The control wire is fed a 50hz PWM signal. The servo is *not* run on the archetypical PWM duty cycle range of 'on' for 100% of the time to 'on' for 0% of the time, it is run on a signal established by convention in the RC/robotics world, the 'standard pulse servo mode', or sometimes 'PPM encoding'. 50hz gives a 20ms window for each pulse. Within each window, a short pulse of 5V is delivered. Usually, the pulse is between 1ms and 2ms to define the range of motion, with 1.5ms being the center of the range of motion of the servo. The servo has to receive a pulse every 20ms in order to continue to function.
- Servo Control - Wikipedia
This mode of operation allows for a relatively simple means of multiplexing and demultiplexing servo control pulses, to fit multiple independent servo positions on a single electrical channel. This is uncommonly used.
 Analog vs Digital
In both analog and digital servos, the motor is driven with a separate, conventional, digital PWM signal generator working much higher than 50hz, where 'full power' is '100% duty cycle'. They both run off the same PPM control signal.
The difference is that analog servos use a simple potentiometer voltage feedback loop, using the difference between the voltage that they get back from the pot, and the voltage they get on the control lead, to drive the motor directly for the next 18ms. The potentiometer is only sampled for position during the control pulse, at 50hz. This is an elegant, lower-parts-count solution, but it suffers from a high granularity of control.
Digital servos can sample much faster than 50hz (250hz or 333hz is typical), and they can use this to infer properties like 'angular velocity', which can be used to both refine the position much faster, and to plan a path to a position, driving the servo at full power even for small adjustments; this considerably increases the available power for things other than a 100% control range switch.
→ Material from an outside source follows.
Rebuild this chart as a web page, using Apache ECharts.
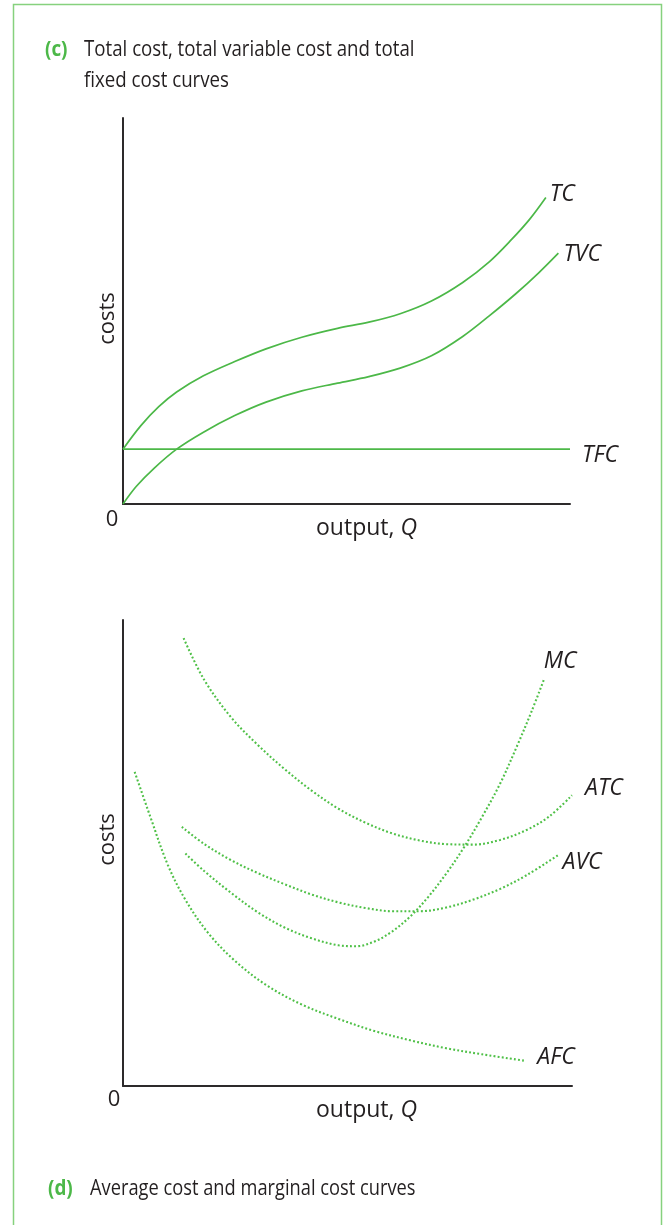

The algorithms that are used here are highly proprietary trade secrets, but they are more complex than the simple proportional mode that analog servos use, and they are likely incorporate some form of a control systems concept that may be termed 'overdrive'. In general, digital servos can be looked upon as a somewhat more expensive alternative to analog servos, which are considerably more responsive and have a faster correction for small deflections ('rock-solid' is a term used to describe the higher perceived torque that results), while the practical torque and power is somewhat higher, but the maximum is technically the same.